Chow, whose appointment won’t be effective until Dec. 4, will replace Bishop Michael Yeung, who died in 2019. A Hong Kong native, the 62-year-old Chow was educated in the U.S. and Ireland and is a school supervisor at the city’s Wah Yan College.
The Catholic community in Hong Kong comprises about 404,000 people, or about 5.3% of the city’s population. The Catholic community is split between those who see Beijing’s control over Hong Kong as an attack on the city’s freedoms, and pro-establishment figures who prefer a less confrontational approach.
Hong Kong’s largely pro-Beijing chief executive, Carrie Lam, is also a Roman Catholic.
Chow has headed the Chinese Province of the Society of Jesus since 2018, and led the Jesuit order in mainland China, Hong Kong, Macau and Taiwan as China and the Vatican signed a landmark deal in 2018 that gave both sides a say in the appointments of bishops in the Chinese church.
China’s Catholics are legally only allowed to worship in churches approved by the Chinese government, but many attend underground churches led by bishops loyal to Rome.
Chow said Tuesday that there should not be the assumption that Beijing and the Chinese church are enemies since both churches believe in the same faith, and should try to seek understanding together.
However, he reiterated that the Latin Church does not have a formal diplomatic relationship with China, and therefore operates independently.

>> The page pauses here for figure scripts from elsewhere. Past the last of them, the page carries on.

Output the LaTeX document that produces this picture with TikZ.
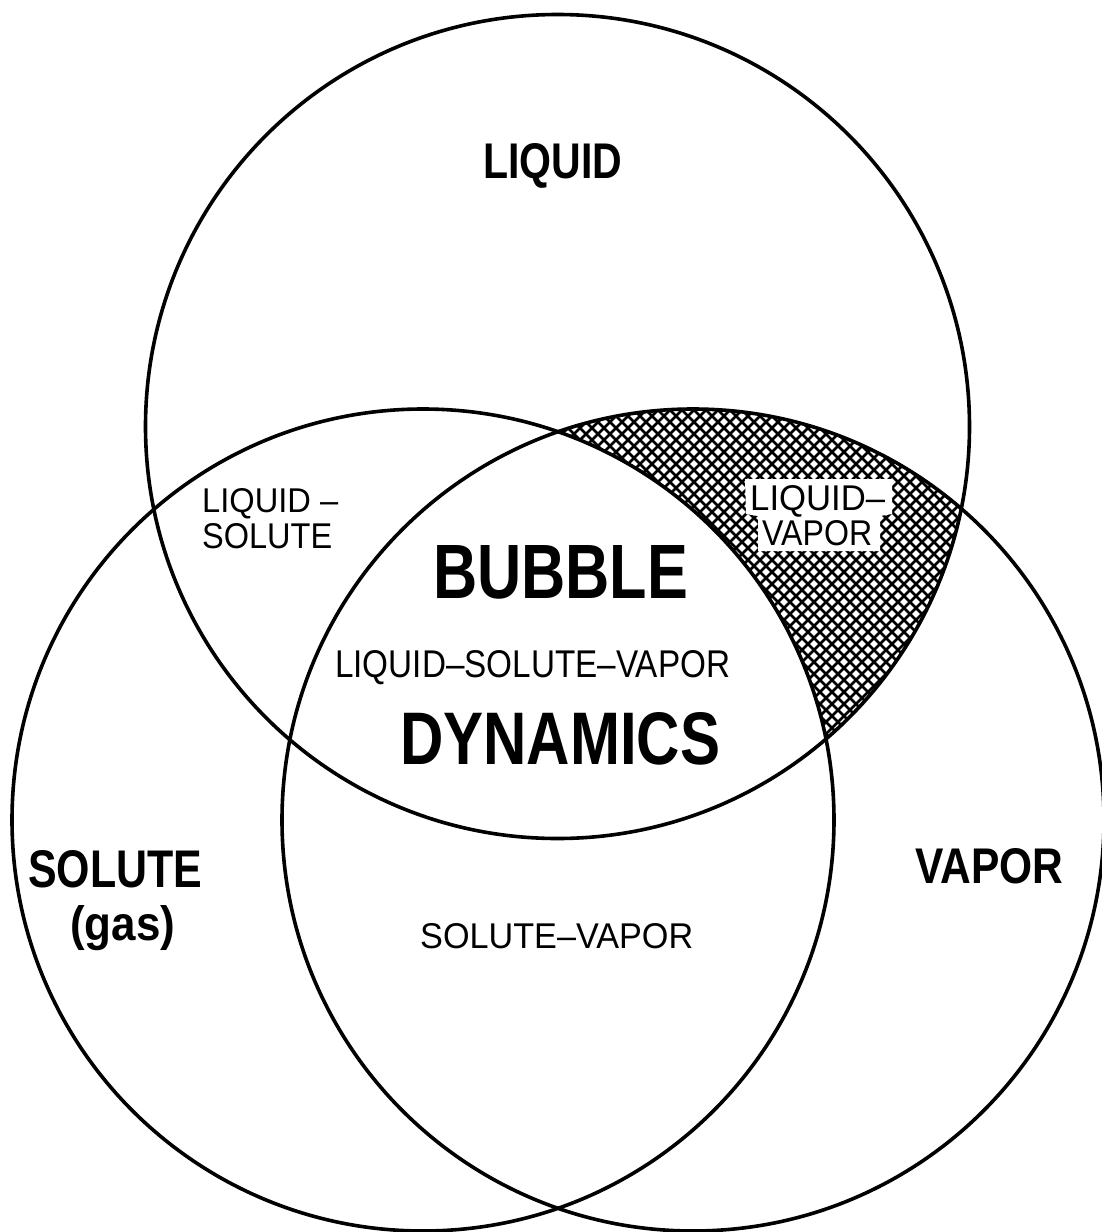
\documentclass[tikz,border=0pt]{standalone}
\usepackage{fontspec}
\usepackage{graphicx}
\setmainfont{Liberation Sans}
\newcommand{\fitlabel}[3]{\resizebox{#1pt}{#2pt}{#3}}
\tikzset{
  ring/.style={line width=3.6pt, draw=black},
  lbl/.style={inner sep=0pt, anchor=base west},
  hatchline/.style={line width=2.7pt, draw=black}
}
\begin{document}
\begin{tikzpicture}[x=1pt,y=-1pt]
\useasboundingbox (0,0) rectangle (1101,1232);
\fill[white] (0,0) rectangle (1101,1232);
\coordinate (c1) at (557.5,426.5);
\coordinate (c2) at (423,820);
\coordinate (c3) at (693,820);
% hatched liquid-vapor region
\begin{scope}
  \clip (c1) circle[radius=412pt];
  \clip (c3) circle[radius=411pt];
  \foreach \k in {100,112,...,1420} {
    \draw[hatchline] (\k,380) -- ++(400,400);
    \draw[hatchline] (\k,380) -- ++(-400,400);
  }
  \fill[white] (c2) circle[radius=411pt];
  \fill[white] (745,479) -- (892,479) -- (892,514) -- (880,516) -- (880,551)
     -- (758,551) -- (758,516) -- (746,514) -- cycle;
\end{scope}
\draw[ring] (c1) circle[radius=412pt];
\draw[ring] (c2) circle[radius=411pt];
\draw[ring] (c3) circle[radius=411pt];
% labels
\node[lbl] (liquid) at (483,178) {\fitlabel{139}{35}{\bfseries LIQUID}};
\node[lbl] (ls1) at (202,512) {\fitlabel{136}{24}{LIQUID –}};
\node[lbl] (ls2) at (202,548) {\fitlabel{130}{25}{SOLUTE}};
\node[lbl] (bubble) at (433,598) {\fitlabel{255}{53}{\bfseries BUBBLE}};
\node[lbl] (lsv) at (335,677) {\fitlabel{395}{27}{LIQUID–SOLUTE–VAPOR}};
\node[lbl] (dyn) at (400,764) {\fitlabel{320}{52}{\bfseries DYNAMICS}};
\node[lbl] (lv1) at (750,510) {\fitlabel{135}{25}{LIQUID–}};
\node[lbl] (lv2) at (762,545) {\fitlabel{110}{25}{VAPOR}};
\node[lbl] (solute) at (28,887) {\fitlabel{174}{37}{\bfseries SOLUTE}};
\node[lbl] (gas) at (70,940) {\fitlabel{105}{35}{\bfseries (gas)}};
\node[lbl] (vapor) at (915,883) {\fitlabel{148}{35}{\bfseries VAPOR}};
\node[lbl] (sv) at (420,948) {\fitlabel{273}{25}{SOLUTE–VAPOR}};
\end{tikzpicture}
\end{document}
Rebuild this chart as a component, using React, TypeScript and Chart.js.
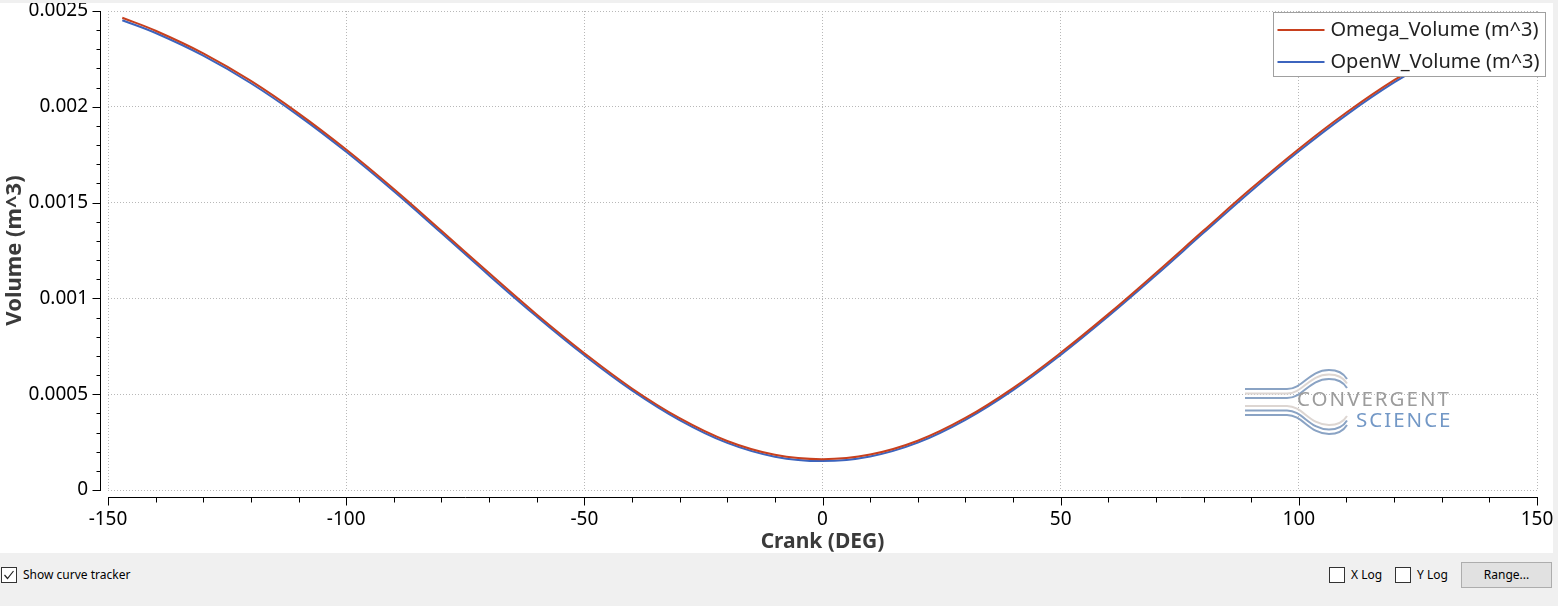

When asked about his thoughts on calls to commemorate the Tiananmen Square crackdown in 1989 this year, Chow said that whether public commemoration is possible this year depends on legal requirements.
He has participated in past public commemorations in Hong Kong, which last year for the first time did not allow public gatherings to mark the June 4 anniversary of the crackdown in which Chinese troops moved against student-led, pro-democracy demonstrations in Beijing, killing hundreds, possible thousands, of protesters.
He said that there are different means of commemoration. “I pray for all those who have passed in 1989, in all aspects, from all walks of life,” Chow said.